As far as getting the decock function to work - I see very little risk. The real risk is that the normal shooting function could be compromised, or that the bolt or disconnector could become damaged. So I looked at the risks.

The only possible risk I could see to the normal shooting function would be if the new notch would catch on the receiver and mess up the cycling. I examined this area closely and determined that there was enough surrounding support material to preclude this possibility. Green light there.

The bolt is quite hard and receives a LOT harder impacts from the disconnector at firing, and from the bolt stop pin at the end of backward travel. I think the bolt would be fine.

The disconnector gets hit quite hard by the bolt at firing and seems to survive it okay. But the risk would be if the higher velocity bolt could ding the top of the disconnector as the "decocker notch" passes over.

I don't think there's enough time for the disconnector to move up at all during the bolt's travel back. The small notch size and the bolt's high velocity preclude that. But what about during it's forward travel? It's still moving fast, but not nearly as fast as it's travel back.

Well, the disconnector is held down by the sear - except when it's aligned with a notch AND the trigger is released. The slower velocity and small notch size should limit any possible damage to just the very tip of the disconnector. But that would be the place to watch. Worst case is - once the disconnector got worn down enough to replace, I may have to replace it and the bolt.
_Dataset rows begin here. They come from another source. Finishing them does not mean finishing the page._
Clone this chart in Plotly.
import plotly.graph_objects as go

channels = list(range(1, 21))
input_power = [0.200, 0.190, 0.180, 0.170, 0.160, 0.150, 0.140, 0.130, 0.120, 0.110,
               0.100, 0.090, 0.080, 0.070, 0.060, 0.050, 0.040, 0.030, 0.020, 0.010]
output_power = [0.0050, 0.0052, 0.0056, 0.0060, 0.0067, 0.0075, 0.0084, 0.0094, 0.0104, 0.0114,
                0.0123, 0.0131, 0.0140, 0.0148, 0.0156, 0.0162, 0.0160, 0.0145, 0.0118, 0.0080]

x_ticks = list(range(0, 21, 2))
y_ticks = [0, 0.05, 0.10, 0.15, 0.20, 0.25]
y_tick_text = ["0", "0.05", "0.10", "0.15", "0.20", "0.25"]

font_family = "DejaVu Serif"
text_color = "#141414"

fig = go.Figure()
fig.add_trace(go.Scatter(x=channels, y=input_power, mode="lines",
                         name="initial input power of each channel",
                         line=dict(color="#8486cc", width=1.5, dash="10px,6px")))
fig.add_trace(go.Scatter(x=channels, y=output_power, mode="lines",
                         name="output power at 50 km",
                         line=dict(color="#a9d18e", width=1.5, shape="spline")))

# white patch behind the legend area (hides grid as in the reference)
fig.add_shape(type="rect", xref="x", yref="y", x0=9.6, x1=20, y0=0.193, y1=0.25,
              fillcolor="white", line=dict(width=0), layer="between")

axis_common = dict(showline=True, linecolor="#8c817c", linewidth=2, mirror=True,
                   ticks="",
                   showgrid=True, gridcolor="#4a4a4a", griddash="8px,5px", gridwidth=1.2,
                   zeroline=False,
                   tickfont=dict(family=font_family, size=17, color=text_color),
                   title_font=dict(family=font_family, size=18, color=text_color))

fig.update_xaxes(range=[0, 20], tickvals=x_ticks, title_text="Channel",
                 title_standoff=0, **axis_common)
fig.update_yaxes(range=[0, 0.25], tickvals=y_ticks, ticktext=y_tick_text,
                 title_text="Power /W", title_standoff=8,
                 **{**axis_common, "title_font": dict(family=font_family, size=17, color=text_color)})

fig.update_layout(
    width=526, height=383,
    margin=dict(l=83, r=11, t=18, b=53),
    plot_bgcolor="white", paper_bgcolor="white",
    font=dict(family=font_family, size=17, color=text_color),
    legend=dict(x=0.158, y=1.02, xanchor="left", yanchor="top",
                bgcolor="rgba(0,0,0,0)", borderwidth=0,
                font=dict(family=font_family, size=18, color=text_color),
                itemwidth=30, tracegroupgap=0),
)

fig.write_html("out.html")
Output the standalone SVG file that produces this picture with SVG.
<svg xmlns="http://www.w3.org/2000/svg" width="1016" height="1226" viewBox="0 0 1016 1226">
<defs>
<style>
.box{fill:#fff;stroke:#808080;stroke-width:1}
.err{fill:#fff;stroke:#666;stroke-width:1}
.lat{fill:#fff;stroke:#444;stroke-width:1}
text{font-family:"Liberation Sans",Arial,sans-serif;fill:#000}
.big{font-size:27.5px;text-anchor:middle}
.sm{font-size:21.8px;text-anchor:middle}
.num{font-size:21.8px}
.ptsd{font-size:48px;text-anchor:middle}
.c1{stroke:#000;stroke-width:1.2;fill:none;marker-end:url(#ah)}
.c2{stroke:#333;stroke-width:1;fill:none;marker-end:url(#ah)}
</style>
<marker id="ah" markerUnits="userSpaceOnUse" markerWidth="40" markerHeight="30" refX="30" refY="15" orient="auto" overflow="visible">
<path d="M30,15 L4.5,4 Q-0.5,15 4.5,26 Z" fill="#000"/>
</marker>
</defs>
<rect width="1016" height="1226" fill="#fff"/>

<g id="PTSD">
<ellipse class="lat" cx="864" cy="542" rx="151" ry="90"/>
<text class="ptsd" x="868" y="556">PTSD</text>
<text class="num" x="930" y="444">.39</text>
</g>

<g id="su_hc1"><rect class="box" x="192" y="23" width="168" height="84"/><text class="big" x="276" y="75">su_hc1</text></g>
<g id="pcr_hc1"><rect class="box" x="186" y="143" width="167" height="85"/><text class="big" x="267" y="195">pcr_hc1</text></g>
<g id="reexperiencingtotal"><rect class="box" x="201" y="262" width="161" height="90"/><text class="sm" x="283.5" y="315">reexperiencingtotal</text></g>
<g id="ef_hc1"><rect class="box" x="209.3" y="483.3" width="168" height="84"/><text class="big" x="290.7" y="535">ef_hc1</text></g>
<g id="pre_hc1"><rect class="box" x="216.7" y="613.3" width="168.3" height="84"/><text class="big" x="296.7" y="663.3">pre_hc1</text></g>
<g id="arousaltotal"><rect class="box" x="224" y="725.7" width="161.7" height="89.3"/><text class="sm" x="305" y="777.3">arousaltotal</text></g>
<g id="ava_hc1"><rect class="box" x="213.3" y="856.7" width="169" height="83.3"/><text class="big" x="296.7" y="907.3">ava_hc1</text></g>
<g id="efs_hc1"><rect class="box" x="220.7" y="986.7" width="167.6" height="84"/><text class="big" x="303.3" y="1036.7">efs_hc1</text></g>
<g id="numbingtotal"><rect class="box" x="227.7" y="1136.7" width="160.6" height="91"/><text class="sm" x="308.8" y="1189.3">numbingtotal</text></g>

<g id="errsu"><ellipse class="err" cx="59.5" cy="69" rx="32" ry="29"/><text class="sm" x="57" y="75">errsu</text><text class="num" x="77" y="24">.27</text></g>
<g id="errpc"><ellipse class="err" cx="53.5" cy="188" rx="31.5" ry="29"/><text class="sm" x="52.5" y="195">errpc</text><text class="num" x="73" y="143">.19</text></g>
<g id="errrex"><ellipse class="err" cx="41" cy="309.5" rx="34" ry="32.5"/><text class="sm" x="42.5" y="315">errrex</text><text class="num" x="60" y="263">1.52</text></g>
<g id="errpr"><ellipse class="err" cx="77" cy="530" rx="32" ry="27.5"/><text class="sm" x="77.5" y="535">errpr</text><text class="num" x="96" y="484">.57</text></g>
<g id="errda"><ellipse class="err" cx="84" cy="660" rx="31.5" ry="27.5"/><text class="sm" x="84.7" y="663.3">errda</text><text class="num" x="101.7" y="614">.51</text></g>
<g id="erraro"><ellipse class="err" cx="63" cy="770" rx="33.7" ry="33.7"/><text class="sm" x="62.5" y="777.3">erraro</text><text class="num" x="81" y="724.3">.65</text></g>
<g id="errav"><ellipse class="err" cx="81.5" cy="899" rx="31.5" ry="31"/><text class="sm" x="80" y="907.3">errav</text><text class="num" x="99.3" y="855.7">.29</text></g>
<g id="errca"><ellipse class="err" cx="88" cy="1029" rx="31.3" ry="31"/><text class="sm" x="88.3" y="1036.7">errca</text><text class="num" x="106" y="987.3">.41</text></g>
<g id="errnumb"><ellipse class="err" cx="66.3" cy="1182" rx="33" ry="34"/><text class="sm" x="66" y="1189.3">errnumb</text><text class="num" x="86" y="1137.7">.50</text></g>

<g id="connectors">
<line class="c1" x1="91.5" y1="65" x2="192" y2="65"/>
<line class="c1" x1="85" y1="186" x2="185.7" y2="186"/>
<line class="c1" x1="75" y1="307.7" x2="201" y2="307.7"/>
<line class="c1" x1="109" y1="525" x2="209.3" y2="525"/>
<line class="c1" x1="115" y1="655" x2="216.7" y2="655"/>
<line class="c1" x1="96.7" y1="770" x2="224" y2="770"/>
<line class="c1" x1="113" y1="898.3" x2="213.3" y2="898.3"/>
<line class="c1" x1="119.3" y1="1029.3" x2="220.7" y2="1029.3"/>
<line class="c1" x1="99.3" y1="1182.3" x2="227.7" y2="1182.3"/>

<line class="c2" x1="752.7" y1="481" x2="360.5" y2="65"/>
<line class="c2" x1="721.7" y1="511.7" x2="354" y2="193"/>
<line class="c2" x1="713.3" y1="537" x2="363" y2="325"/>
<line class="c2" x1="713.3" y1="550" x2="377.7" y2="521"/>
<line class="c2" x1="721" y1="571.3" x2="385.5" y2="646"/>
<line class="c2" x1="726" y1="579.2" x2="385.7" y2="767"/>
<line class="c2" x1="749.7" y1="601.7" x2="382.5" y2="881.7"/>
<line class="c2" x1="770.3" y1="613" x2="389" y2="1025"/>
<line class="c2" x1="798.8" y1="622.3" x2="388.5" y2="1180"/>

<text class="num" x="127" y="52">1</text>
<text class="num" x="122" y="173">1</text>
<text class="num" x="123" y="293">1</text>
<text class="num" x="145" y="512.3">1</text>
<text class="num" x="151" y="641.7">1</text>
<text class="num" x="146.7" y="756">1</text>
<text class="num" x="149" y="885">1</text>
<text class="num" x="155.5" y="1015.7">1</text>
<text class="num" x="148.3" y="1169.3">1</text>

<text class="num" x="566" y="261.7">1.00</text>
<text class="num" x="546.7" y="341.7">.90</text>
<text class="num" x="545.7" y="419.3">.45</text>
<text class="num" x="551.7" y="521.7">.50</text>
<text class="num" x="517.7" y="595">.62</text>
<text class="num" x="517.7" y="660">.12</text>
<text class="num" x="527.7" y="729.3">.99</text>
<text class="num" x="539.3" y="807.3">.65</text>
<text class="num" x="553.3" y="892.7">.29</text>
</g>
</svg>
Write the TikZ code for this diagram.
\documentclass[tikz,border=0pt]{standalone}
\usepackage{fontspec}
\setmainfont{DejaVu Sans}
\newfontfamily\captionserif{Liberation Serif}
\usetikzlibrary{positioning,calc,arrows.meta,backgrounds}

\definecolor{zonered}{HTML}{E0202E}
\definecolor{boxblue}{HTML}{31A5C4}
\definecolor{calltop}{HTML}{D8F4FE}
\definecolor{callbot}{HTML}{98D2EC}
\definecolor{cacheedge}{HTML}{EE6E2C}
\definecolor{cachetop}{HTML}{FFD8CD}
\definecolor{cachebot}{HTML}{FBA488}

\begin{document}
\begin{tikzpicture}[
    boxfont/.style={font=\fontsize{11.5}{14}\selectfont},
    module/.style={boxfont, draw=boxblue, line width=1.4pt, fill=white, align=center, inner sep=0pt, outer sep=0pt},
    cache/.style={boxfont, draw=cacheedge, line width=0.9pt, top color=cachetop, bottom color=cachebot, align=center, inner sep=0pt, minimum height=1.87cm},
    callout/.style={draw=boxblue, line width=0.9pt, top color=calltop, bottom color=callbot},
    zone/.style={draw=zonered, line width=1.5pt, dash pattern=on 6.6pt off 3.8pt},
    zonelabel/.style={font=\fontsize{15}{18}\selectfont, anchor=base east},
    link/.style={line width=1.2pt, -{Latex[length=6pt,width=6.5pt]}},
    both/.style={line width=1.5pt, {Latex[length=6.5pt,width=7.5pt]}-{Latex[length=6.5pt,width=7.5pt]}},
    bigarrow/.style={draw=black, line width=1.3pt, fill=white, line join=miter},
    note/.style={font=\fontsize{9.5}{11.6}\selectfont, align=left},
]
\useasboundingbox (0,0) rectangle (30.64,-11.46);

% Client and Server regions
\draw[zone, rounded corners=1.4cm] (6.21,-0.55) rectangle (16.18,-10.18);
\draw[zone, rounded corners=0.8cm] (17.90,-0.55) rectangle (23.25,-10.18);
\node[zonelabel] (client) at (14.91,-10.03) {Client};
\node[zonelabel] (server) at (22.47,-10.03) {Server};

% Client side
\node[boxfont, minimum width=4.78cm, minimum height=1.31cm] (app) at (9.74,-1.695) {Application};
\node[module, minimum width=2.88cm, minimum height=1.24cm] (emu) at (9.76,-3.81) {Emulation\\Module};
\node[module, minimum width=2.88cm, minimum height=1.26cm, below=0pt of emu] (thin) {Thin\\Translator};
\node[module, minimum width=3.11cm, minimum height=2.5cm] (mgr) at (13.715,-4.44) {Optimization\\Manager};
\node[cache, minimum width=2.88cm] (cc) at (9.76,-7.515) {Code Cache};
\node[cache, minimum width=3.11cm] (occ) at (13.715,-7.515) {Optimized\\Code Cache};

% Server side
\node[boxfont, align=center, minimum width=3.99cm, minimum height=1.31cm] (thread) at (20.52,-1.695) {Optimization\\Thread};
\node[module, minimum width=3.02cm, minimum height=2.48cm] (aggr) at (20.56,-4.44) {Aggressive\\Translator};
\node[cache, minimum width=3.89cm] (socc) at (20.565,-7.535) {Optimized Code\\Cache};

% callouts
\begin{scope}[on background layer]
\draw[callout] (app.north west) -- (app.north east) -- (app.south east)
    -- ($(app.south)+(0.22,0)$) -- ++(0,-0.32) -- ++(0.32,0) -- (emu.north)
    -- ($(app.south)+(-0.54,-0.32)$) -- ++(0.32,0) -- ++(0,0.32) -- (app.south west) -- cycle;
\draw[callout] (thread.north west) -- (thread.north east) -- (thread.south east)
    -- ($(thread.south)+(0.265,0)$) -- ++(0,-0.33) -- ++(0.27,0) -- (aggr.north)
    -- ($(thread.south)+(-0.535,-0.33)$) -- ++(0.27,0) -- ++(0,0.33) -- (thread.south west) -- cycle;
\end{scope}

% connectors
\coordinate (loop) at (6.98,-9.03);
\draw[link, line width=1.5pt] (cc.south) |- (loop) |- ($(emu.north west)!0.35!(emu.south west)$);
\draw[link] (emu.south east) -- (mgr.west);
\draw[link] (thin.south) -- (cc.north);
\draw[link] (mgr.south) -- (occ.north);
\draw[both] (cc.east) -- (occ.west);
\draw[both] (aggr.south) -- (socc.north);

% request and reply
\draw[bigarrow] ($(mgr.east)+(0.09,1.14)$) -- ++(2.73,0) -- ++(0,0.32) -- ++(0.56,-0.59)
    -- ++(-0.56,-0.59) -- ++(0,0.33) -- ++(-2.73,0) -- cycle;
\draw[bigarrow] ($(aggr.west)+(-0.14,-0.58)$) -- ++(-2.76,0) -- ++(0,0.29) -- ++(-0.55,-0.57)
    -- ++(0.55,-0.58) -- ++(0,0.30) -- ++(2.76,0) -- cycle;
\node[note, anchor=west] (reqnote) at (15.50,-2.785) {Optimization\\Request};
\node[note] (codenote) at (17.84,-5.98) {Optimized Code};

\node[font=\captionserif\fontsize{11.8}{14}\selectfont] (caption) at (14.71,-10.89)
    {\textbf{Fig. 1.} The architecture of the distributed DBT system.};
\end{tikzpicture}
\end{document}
I'm sure not going to throw this design out there and wait for someone else to be the guinea pig. So I manned up and proceeded to modify my MKIII.

My modified MKIII bolt:


My modified VQ disconnector:


My MKIII and MKII bolts side-by-side:


As I milled the "decocker notch", I went in "baby steps" to see how shallow I could keep it. The first try that worked was 0.042" deep. But that only worked about 85-90%. At 0.045", it worked 100%. To ensure it's always going to be 100% reliable, I went ahead and deepened it to the 0.050" shown in the preliminary design.

As of today (10/3/17), I've cocked/decocked my pistol over 400 times without a failure. And I've fired around 1600 rounds with no detectable sign of wear or damage to any parts.


I think this mod's a WINNER!!!


P.S. I think the same basic design process could be used to make decockers for Buckmarks, Victories, and other great rimfires that need them. Please post up if anyone takes on the challenge!